Il est très facile, sur internet, de vérifier les classements des auteurs que l’on croise sur les forums. Comme par hasard, ceux qui se plaignent de ne pas avoir bénéficié de conseils de pros sont aussi les moins bien classés. Mais cela ne veut pas dire que les autres ont eu cette opportunité, ni même, qu’ils l’ont seulement envisagée. Derrière chaque texte qui parvient à toucher un public, il n’y a pas nécessairement un professionnel. Mais il y a un écrivain.

Personnellement, j’ai du mal à comprendre que l’on puisse se dire auteur, et avoir besoin d’un professionnel de la correction. Un auteur, c’est un professionnel en soi. Ou alors, ce n’est pas un auteur, mais un noircisseur de pages. Certes, il y en a beaucoup… Et c’est bien là tout le problème.

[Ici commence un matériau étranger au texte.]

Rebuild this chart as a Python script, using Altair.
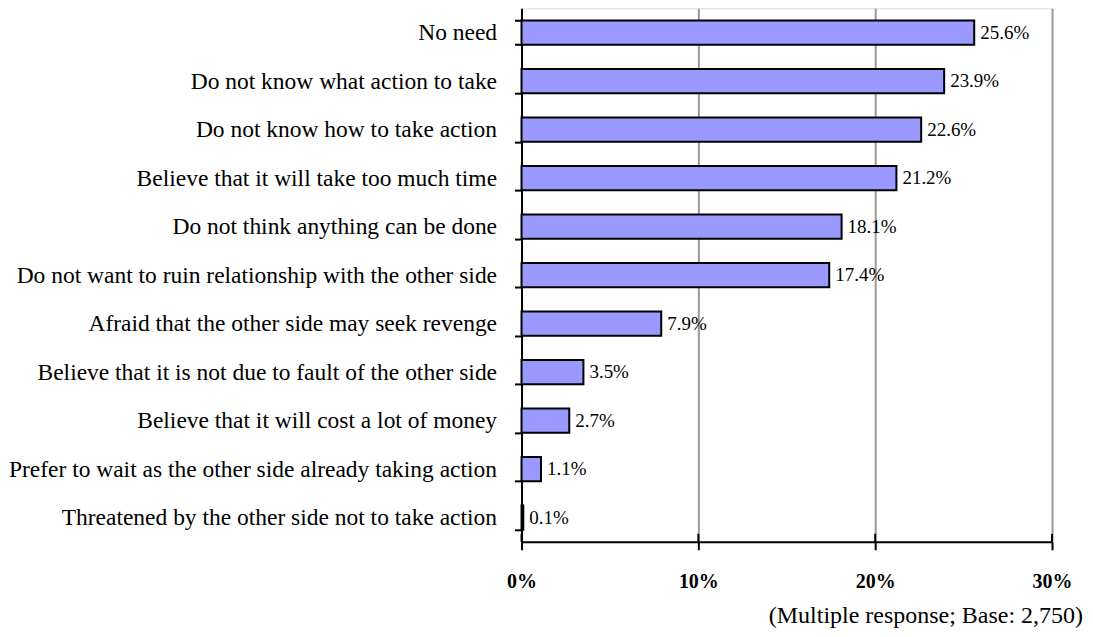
import altair as alt
import pandas as pd

categories = [
    "No need",
    "Do not know what action to take",
    "Do not know how to take action",
    "Believe that it will take too much time",
    "Do not think anything can be done",
    "Do not want to ruin relationship with the other side",
    "Afraid that the other side may seek revenge",
    "Believe that it is not due to fault of the other side",
    "Believe that it will cost a lot of money",
    "Prefer to wait as the other side already taking action",
    "Threatened by the other side not to take action",
]
values = [25.6, 23.9, 22.6, 21.2, 18.1, 17.4, 7.9, 3.5, 2.7, 1.1, 0.1]
x_ticks = [0, 10, 20, 30]
footnote = "(Multiple response; Base: 2,750)"

df = pd.DataFrame({"reason": categories, "pct": values})
df["label"] = [f"{v:.1f}%" for v in values]
ticks_df = pd.DataFrame({"t": x_ticks})
note_df = pd.DataFrame({"note": [footnote]})

FONT = "Liberation Serif"
W, H = 531, 534

y_enc = alt.Y(
    "reason:N",
    sort=categories,
    title=None,
    scale=alt.Scale(paddingInner=0.5, paddingOuter=0.25),
    axis=alt.Axis(
        labelFont=FONT,
        labelFontSize=23.5,
        labelColor="black",
        labelPadding=18,
        labelLimit=0,
        domainColor="black",
        domainWidth=2,
        tickColor="black",
        tickWidth=2,
        tickSize=7,
        tickBand="extent",
        ticks=True,
    ),
)

x_enc = alt.X(
    "pct:Q",
    title=None,
    scale=alt.Scale(domain=[0, 30], nice=False, zero=True),
    axis=alt.Axis(
        values=x_ticks,
        labelExpr="datum.value + '%'",
        labelFont=FONT,
        labelFontSize=20,
        labelFontWeight="bold",
        labelColor="black",
        labelPadding=22,
        labelFlush=False,
        domainColor="black",
        domainWidth=2,
        tickColor="black",
        tickWidth=2,
        tickSize=8,
        grid=True,
        gridColor="#999999",
        gridWidth=2,
    ),
)

bars = alt.Chart(df).mark_bar(
    color="#9999FF", stroke="black", strokeWidth=2
).encode(x=x_enc, y=y_enc)

texts = alt.Chart(df).mark_text(
    align="left", baseline="middle", dx=6, font=FONT, fontSize=19, color="black"
).encode(x="pct:Q", y=alt.Y("reason:N", sort=categories), text="label:N")

up_ticks = alt.Chart(ticks_df).mark_rule(color="black", strokeWidth=2).encode(
    x="t:Q", y=alt.value(H - 8), y2=alt.value(H)
)

note = alt.Chart(note_df).mark_text(
    align="right", baseline="middle", font=FONT, fontSize=24, color="black"
).encode(x=alt.value(W + 31), y=alt.value(H + 74), text="note:N")

chart = (
    alt.layer(bars, texts, up_ticks, note)
    .properties(
        width=W,
        height=H,
        autosize=alt.AutoSizeParams(type="none"),
        padding={"left": 514, "top": 0, "right": 33, "bottom": 86},
    )
    .configure_view(stroke="#999999", strokeWidth=2)
    .configure(background="white")
)

chart.save("out.html", embed_options={"renderer": "svg", "actions": False})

Que l’on ait besoin d’un regard extérieur sur son travail, c’est indéniable. Pour éviter des « tics » de style, des répétitions que nous faisons tous, et toiletter un peu le tout. Surtout, au démarrage. Au premier ouvrage. Mais je ne dirais pas qu’il s’agisse d’une correction. Pour me faire mieux comprendre, j’utiliserai une métaphore : un texte à corriger, c’est un terrain vague, envahi d’herbes folles, de ronces, d’arbres abattus, où l’on se perd. Errant, boussole en main, entre des troncs qui disparaissent sous les lianes. Une seule solution : la tronçonneuse. A l’arrivée, le style de l’auteur, ses personnages, son histoire, on a tout oublié en route. C’est la politique de la terre brûlée. Un texte à toiletter, c’est un jardin structuré, entretenu, avec ses parterres de fleurs, ses allées bien tracées, sa pelouse. Certes, les rosiers méritent une bonne taille de printemps et la pelouse a besoin d’être raccourcie, mais c’est tout.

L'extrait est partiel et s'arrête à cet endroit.